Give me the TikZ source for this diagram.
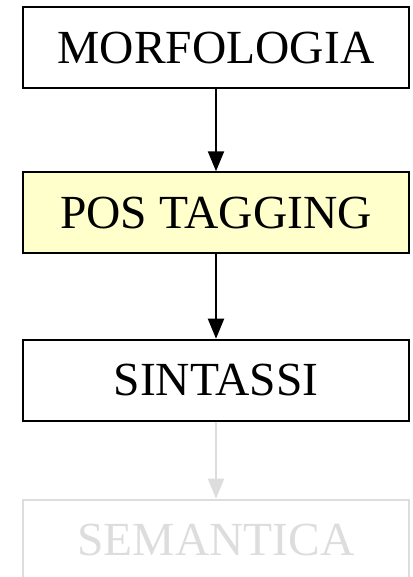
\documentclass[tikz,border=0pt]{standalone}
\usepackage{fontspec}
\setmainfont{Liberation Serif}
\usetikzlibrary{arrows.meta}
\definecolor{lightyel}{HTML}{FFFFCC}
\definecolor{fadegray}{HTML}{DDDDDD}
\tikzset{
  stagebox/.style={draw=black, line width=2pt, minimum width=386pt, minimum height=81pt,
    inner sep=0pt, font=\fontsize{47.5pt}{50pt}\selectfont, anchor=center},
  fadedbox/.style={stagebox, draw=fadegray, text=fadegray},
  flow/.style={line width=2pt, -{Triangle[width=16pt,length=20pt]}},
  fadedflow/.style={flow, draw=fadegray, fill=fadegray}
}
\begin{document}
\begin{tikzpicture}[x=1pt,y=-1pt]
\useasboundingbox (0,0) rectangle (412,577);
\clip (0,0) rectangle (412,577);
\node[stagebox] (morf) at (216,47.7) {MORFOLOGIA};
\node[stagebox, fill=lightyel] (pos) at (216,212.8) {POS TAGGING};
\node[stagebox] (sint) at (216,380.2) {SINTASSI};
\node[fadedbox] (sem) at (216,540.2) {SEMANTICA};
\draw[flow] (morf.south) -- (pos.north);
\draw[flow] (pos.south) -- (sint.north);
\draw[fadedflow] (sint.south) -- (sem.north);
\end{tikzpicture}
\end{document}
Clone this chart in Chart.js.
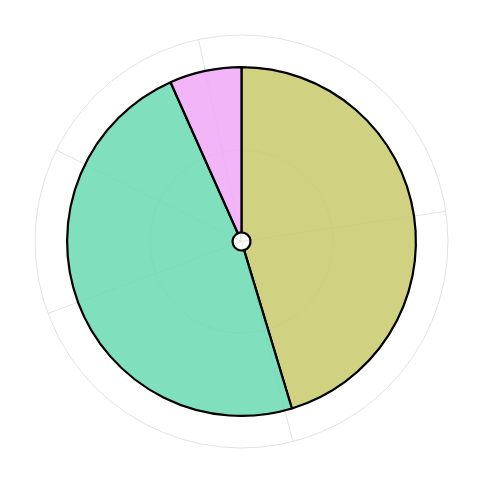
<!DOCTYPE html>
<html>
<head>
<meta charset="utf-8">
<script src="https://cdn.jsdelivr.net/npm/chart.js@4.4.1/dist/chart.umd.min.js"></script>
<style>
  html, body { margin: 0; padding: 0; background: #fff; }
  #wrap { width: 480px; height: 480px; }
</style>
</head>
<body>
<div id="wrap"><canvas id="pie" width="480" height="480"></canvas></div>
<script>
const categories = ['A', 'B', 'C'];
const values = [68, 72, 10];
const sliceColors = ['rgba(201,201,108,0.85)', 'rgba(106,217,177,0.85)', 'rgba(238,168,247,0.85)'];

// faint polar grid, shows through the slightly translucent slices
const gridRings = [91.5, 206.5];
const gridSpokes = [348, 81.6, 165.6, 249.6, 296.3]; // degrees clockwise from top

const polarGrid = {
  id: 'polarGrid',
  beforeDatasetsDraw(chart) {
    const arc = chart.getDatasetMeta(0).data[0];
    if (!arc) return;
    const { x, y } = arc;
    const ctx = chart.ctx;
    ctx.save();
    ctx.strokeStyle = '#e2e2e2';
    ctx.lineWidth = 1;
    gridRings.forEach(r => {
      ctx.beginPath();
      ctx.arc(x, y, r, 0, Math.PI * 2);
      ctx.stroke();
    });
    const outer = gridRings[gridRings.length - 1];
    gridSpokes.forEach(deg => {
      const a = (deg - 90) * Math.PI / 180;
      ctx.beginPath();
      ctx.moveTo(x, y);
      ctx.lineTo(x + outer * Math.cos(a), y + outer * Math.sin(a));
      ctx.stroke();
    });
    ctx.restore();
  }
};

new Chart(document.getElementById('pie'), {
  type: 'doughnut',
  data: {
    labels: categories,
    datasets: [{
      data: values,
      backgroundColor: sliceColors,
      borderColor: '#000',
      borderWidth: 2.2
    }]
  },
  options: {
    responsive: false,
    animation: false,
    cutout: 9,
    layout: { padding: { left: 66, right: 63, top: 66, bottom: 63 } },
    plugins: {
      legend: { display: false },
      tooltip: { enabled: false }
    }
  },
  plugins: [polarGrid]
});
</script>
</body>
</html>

----

[Exercise goal] Gather each line of the listing containing the word "this" and show it.

[Task result]
Give me the TikZ source for this diagram.
Clone this chart in Chart.js.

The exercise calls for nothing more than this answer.